I do find it a little frustrating (in fact almost as frustrating as sexism/misogyny) when people say it doesn’t exist. Or we’re being ‘sensitive.’ If a man came up to me and said ‘Julia, here are the most terrible things about being a man…’ My first reaction would not be ‘no it’s not’ or ‘you’re just imagining it, that’s not really how it is.’ I also wouldn’t presume to know what it’s like to be a man. I have no idea. It would be nice to [trust], or [believe each other] in the first part, then we can pick it all apart. But people wonder why women get angry! Try contradicting someone the next time they tell you about something they’ve personally experienced. Trust me, any man, woman or child would get mighty annoyed.

We need to keep these lines of communication open, to really better understand each other and to also start to pick apart all the weird things [society] has brainwashed us into thinking. Don’t even get me started on gender roles…those things are a hugely responsible for so many problems we have today.

What are some of the most exciting and strangest products you’ve worked on over your career?

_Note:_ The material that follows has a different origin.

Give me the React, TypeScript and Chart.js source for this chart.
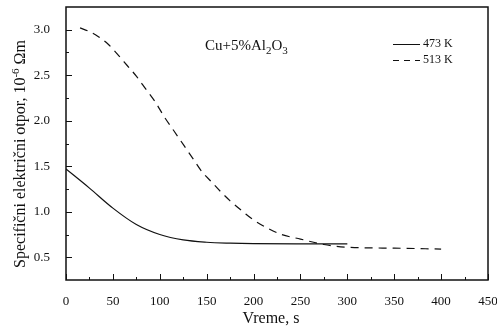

Julia Hardy: I focus a lot of my work on consumer tech, so nothing as exciting as super-cutting edge tech. I do remember the first time I got to try (this time’s) Virtual Reality with the Oculus Rift tech demo at E3 a few years back. It was such a simple demo, you’re standing outside a huge castle and it’s so huge, I’m almost tipping my head right back to see the top of it. You go inside and there is this mega-giant lava lord who gets up from his throne and just looks at you. Nothing actually happens apart from he just stands there, but seeing him tower above you, you felt tiny and so intimidated.

We are so used to [living] on the top of the food chain and not having anything really threaten us with size, but this was such a primal sensation. I thought, ‘yes! I can totally see the potential for VR this time.’ It was like seeing an amazing art installation, where you can’t help but feel, it’s so visceral your body just reacts. [I’m] constantly impressed over and over with the VR I have seen, so I’m excited to see how everyone else adopts it!

Is Tech Hunters a journey into retro tech, or does it also explore the world’s fascination with disruptive technology?

Julia Hardy: Tech Hunters is a love letter to all nerdy gamer/tech-heads like me. It’s to people who were around and involved in tech growing up and have very fond memories of the products. There were so many seminal moments in technology and it’s been a great reminder to me doing the show of just how powerful those moments were, even for a young mind at the time.

On the surface it’s a bit like a techie cross between Antiques Roadshow and Scraphead Challenge. Both of those shows come from people who love what they do and have a real soft spot for the tech involved. The series is a mix of pure nostalgia, tech that changed everything. Some that was just a total unmitigated disaster (which is always fun). So there is something for everyone.